Setting that aside, it’s putting people in an artificial situation that they don’t understand well and getting them to make a guess at the answer. This doesn’t simulate real life well. It has a consistent bias: people are better at real life than artificial situations designed in such a way that people will fail.
EDIT: Look at this sentence in the 1983 paper:
See. Biased. Specifically designed to fool people. They directly admit it. You never read the paper, right? You just heard a summary of the conclusions and trusted that they had used the methods of science, which they had not.
What that says is that the test in question addresses only one of two obvious questions about the conjunction fallacy. It addresses the question of whether that kind of mistake is one that people do sometimes make; it does not address the question of how often people make that kind of mistake in practice. It’s like if they were trying to find out if overdosing on a certain vitamin can be fatal: They’ll give their (animal) subjects some absurd amount of it, and see what happens, and if that turns out to be fatal, then they go trying different amounts to see where the effect starts. (That way they know to look at, say, kidney function, if that’s what killed the first batch of subjects, rather than having to test all the different body systems to find out what’s going on.) All the first test tells you is whether that kind of overdose is possible at all.
Just because it doesn’t answer every question you’d like it to doesn’t mean that it doesn’t answer any questions.
Do you understand that the situation of “someone using his intelligence to try to fool you” and the situation “living life” are different? Studies about the former do not give results about the latter. The only valid conclusion from this study is “people can sometimes be fooled, on purpose”. But that isn’t the conclusion it claims to support. Being tricked by people intentionally is different than being inherently biased.
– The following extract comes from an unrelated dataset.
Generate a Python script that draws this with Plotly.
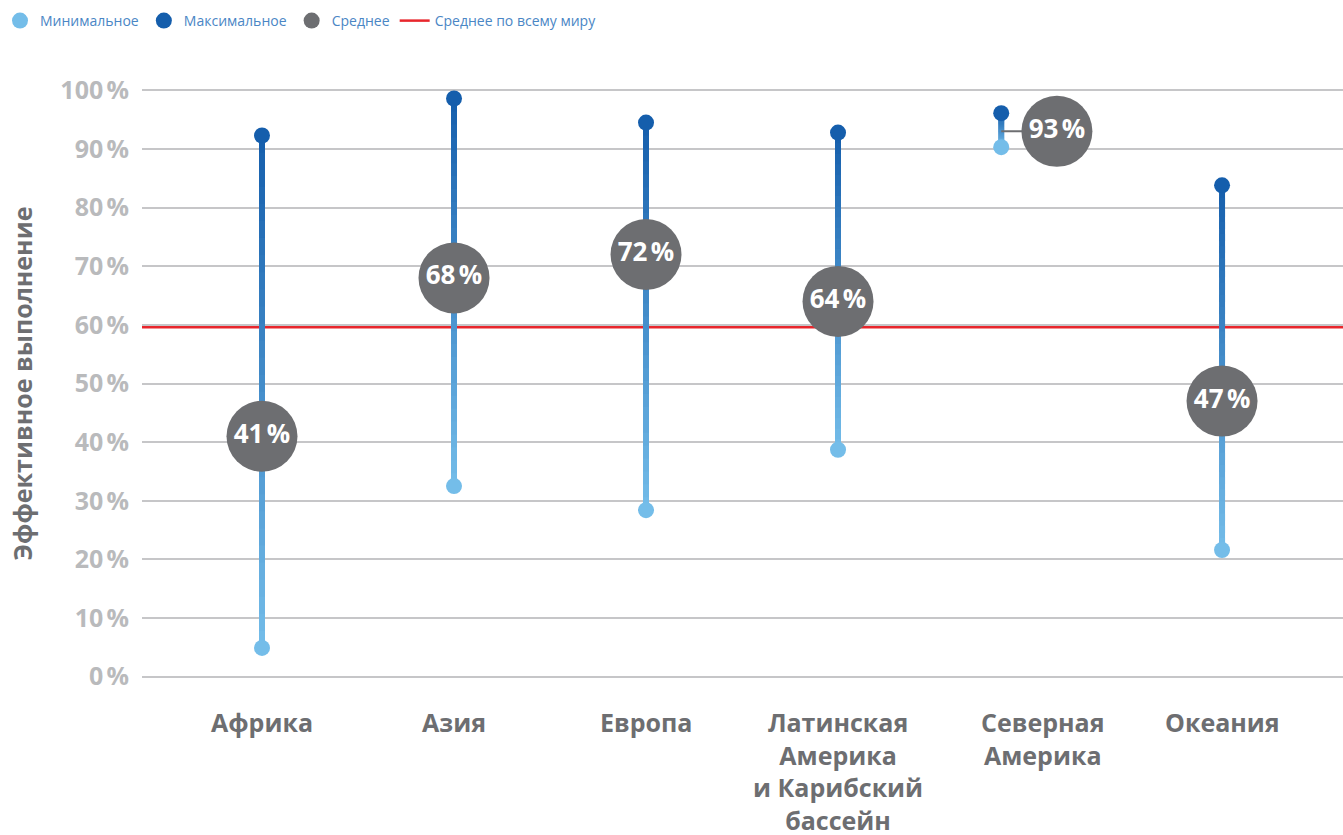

The point is “people can be fooled into making this specific mistake”, which is an indication that that specific mistake is one that people do make in some circumstances, rather than that specific mistake not being made at all. (As a counterexample, I imagine that it would be rather hard to trick someone into claiming that if you put two paperclips in a bowl, and then added two more paperclips to that bowl, and then counted the paperclips, you’d find three—that’s a mistake that people don’t make, even if someone tries to trick them.)
“Some circumstances” might only be “when someone is trying to trick them”, but even if that’s true (which the experiment with the dice suggests it’s not) that’s not as far removed from “living life” as you’re trying to claim—people do try to trick each other in real life, and it’s not too unusual to encounter other situations that are just as tricky as dealing with a malicious human.
This is exhausting. Whatever this “real life” of yours is, it’s so boring, predictable, and uniform as to be not worth living. Who hasn’t had to adapt to new (yes, even “artificial”) situations before? Who hasn’t played a game? Who hasn’t bet on the outcome of an event?
Propose an experiment already. My patience is waning.
EDIT: I have, in fact, read the 1983 paper.
You think I have to propose a better experiment? We should just believe the best experiment anyone did, even if it’s no good?
Yes. If there’s no way to test your claim that systemic pseudoscientific practice brought about the conjunction fallacy, how can we know?
I have something like a thirty percent chance of correctly determining whether or not you will judge a given experimental design to be biased. Therefore I surely can’t do it.
No. Of course not.
Ceterum censeo propose an experiment already.
I don’t know of any experiment that would be any good. I think the experiments of this kind should stop, pending a new idea about how to do fundamentally better ones.
Then we’re in invisible dragon territory. I can safely ignore it.